One of the more subtle but key underpinnings of the tort law system for compensating people for accidents is the collateral source rule.
While it is somewhat more involved, the basic idea is that when your own insurance covers you for an injury, for example, for medical bills, or to replace your damaged car or house, or paying you disability payments when you lose income for a period of time, that you can sue for the full amount of the harm without deducting insurance covered losses.
Closely related are the doctrines that say that medical providers have a lien against what you recover in a lawsuit to recover damages that they paid for, and the right of an insurer to bring a lawsuit, called a subrogation claim, against someone whose tortious actions gave rise to the insurance claim to get back what it paid to the insured for that loss, if the insured doesn't sue.

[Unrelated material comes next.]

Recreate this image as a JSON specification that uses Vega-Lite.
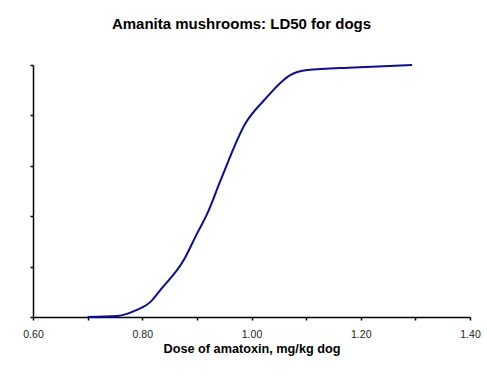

As a practical matter, subrogation claims are uncommon and the lawyers who usually defend insureds who are sued hate bringing them, because the dollar amounts are often modest and they are loss motivated to bring them (and have less of the relevant information in many cases) than an insured who actually suffered the loss.
In substance, a very large share of personal injury and property damage tort cases are cases where the defense lawyers and defense judgment are paid for by one insurance company, and where the medical expenses and property damage claims were mostly paid by another another insurance company or credit extending medical provider with a lien on what was paid for those damages, and where a large share of the non-economic damages awarded go towards paying a contingent fee of the Plaintiff's attorney.
The system provides rough justice, but the benefits of this convoluted system that arises from the collateral source rule, over the system that would evolve without it, are dubious.
A variety of reforms have been proposed and tried to rework this arrangement, but they're beyond the scope of this post.